Task directions: Report every line in the listing below where the string "React" shows up.

Supplied information:
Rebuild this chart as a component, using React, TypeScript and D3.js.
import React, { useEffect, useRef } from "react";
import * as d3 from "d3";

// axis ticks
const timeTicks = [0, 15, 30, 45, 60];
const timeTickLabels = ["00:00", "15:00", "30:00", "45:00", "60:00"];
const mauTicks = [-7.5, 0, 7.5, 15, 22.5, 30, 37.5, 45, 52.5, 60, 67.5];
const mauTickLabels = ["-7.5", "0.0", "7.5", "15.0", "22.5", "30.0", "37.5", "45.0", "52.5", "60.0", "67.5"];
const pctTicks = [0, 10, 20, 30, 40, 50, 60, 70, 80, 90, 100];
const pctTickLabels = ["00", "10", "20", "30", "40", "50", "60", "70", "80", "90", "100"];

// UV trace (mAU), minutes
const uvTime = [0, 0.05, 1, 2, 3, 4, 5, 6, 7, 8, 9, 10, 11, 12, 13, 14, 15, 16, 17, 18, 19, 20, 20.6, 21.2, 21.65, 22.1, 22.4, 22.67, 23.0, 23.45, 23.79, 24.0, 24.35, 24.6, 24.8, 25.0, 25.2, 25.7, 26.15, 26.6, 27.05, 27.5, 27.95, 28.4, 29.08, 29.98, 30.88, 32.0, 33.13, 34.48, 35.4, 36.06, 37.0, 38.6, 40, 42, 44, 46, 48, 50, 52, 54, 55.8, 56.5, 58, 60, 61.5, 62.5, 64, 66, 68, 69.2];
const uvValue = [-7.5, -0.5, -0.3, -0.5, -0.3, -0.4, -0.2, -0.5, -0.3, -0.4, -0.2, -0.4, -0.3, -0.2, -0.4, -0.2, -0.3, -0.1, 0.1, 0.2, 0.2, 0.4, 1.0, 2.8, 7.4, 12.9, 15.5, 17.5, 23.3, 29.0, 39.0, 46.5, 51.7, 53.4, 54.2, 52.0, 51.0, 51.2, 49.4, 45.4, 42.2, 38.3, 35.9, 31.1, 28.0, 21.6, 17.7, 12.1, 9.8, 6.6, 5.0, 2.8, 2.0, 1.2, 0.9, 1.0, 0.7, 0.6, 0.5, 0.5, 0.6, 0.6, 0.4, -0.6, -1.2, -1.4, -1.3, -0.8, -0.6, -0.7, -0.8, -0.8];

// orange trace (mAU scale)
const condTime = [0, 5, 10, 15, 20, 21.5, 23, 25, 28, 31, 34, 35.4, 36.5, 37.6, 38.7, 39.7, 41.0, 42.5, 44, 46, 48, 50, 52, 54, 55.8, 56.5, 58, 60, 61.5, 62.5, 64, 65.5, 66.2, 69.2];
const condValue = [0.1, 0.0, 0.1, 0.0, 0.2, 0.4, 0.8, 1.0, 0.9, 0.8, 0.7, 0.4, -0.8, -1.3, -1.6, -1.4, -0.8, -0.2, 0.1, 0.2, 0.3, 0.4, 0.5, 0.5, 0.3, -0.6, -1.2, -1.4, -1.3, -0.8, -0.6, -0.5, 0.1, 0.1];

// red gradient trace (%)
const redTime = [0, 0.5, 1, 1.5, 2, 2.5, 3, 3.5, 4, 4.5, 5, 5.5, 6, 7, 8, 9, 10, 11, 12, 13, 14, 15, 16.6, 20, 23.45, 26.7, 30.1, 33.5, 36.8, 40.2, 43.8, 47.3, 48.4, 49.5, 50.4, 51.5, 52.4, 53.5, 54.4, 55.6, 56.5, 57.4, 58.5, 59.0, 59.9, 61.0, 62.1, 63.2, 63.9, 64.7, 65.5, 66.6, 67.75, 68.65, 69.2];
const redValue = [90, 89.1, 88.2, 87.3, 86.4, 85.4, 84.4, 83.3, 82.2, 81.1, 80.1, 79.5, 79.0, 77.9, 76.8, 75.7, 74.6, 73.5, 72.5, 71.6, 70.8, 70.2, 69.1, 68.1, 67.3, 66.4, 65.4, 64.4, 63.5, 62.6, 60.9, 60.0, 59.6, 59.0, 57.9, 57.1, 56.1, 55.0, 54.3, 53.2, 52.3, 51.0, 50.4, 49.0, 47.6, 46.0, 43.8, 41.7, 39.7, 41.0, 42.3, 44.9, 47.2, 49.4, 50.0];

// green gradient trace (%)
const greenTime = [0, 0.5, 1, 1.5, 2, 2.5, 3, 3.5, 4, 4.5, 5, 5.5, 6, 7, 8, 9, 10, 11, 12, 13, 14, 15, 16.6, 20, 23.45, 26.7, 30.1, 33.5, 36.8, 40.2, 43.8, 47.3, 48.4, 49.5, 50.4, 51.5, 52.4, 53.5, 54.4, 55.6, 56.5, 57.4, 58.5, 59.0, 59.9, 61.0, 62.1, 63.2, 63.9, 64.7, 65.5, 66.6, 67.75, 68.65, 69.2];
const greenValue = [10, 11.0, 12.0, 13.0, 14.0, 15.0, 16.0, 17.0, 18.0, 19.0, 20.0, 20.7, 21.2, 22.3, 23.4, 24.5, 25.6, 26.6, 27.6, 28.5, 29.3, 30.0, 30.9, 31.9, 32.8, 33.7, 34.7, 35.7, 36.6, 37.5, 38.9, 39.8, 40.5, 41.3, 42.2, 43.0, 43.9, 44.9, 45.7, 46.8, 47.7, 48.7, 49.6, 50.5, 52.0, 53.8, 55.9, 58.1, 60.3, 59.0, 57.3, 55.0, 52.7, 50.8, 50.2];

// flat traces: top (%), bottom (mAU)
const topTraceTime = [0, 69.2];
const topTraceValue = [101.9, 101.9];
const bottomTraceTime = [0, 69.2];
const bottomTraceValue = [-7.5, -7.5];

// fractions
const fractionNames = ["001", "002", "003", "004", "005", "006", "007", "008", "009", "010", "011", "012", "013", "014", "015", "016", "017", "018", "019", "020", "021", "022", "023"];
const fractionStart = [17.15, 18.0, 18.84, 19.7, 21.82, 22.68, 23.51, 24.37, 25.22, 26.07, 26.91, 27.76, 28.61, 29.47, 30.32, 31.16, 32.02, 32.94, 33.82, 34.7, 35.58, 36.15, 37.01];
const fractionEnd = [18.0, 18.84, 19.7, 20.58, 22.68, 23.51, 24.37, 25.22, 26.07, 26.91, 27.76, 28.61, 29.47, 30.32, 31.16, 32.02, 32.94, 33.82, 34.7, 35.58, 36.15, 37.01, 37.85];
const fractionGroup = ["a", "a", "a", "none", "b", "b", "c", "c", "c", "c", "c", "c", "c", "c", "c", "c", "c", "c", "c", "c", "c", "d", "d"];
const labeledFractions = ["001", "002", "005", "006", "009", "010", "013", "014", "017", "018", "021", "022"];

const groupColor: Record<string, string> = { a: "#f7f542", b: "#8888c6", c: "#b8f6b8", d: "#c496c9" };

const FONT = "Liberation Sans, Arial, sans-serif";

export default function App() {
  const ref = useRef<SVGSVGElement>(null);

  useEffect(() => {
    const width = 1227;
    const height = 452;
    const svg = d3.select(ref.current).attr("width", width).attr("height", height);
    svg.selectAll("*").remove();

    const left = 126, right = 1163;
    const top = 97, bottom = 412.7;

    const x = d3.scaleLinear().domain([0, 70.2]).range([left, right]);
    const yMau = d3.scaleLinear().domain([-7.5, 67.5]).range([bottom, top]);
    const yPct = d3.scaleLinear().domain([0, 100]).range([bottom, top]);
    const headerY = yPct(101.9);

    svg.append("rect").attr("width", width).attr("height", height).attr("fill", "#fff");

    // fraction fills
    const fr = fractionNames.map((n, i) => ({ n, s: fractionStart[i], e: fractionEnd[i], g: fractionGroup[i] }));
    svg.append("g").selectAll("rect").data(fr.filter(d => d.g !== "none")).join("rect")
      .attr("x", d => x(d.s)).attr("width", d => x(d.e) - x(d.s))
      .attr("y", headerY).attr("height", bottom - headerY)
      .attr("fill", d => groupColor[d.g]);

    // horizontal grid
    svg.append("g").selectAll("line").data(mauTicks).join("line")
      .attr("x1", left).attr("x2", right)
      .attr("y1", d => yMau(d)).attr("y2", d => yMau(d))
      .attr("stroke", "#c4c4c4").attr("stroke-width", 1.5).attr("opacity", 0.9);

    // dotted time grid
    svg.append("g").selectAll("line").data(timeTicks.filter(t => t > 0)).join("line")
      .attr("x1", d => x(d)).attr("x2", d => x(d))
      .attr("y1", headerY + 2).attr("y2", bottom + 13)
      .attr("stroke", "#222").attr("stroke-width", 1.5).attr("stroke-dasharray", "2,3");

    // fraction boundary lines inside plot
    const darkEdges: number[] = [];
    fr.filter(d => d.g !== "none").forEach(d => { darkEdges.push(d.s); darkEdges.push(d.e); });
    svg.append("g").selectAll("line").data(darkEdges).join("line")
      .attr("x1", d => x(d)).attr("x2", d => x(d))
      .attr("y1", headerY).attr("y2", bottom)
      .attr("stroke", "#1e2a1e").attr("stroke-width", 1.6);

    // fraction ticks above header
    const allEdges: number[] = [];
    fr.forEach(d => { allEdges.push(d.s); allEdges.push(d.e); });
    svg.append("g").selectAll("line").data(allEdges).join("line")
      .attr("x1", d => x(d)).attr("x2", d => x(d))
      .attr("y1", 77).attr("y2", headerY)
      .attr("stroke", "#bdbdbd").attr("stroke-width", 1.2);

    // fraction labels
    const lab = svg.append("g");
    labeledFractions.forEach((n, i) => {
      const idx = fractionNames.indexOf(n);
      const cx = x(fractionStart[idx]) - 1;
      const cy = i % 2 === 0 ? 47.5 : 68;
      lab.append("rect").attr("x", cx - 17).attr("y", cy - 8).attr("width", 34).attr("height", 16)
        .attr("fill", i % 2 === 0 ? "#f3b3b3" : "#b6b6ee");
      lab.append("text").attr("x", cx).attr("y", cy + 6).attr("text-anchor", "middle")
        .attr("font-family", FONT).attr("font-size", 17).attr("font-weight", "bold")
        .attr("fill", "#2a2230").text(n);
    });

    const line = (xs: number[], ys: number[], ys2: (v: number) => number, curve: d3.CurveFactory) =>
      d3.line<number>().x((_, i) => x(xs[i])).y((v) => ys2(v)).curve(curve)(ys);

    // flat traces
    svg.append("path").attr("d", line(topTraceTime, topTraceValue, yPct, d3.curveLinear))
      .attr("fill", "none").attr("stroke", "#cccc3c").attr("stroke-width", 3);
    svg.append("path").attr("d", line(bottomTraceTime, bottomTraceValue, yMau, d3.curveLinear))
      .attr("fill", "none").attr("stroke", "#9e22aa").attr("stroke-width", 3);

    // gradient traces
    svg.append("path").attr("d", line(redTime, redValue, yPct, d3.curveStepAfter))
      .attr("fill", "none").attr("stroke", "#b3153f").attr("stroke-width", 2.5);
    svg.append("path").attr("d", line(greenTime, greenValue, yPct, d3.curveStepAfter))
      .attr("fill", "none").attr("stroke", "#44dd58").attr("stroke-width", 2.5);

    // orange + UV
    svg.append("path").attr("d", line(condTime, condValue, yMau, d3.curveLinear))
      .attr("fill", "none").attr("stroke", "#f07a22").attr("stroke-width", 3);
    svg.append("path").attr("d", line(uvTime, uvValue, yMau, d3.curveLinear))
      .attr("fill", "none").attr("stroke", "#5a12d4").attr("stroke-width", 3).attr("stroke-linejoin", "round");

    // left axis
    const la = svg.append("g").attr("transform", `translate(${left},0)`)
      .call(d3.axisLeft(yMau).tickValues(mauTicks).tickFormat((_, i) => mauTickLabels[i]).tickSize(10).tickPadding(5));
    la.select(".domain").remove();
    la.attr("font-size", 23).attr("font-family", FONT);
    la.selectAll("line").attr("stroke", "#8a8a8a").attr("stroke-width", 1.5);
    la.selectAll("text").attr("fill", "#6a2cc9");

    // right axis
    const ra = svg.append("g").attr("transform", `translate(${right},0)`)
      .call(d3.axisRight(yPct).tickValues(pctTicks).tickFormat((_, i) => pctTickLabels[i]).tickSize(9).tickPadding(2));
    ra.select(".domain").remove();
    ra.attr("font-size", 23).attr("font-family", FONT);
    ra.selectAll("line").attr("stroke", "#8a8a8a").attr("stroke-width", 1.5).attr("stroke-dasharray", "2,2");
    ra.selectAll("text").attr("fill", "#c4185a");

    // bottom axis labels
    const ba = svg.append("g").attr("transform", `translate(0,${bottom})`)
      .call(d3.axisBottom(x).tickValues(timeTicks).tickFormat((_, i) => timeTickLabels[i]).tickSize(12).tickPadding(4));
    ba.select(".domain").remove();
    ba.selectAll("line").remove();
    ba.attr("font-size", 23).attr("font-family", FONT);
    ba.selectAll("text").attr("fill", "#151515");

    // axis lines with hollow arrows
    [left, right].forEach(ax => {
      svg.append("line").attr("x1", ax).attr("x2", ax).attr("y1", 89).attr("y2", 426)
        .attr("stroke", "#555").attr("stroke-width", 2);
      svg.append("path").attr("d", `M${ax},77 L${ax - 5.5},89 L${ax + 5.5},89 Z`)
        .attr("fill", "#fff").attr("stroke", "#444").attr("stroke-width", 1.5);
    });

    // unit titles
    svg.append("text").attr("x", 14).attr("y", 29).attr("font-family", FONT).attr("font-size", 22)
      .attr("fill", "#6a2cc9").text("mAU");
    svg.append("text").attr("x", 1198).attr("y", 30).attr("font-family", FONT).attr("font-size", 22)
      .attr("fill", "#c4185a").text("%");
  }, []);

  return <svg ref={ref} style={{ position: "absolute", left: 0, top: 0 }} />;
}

Result of this task:
Rebuild this chart as a component, using React, TypeScript and D3.js.
import React, { useEffect, useRef } from "react";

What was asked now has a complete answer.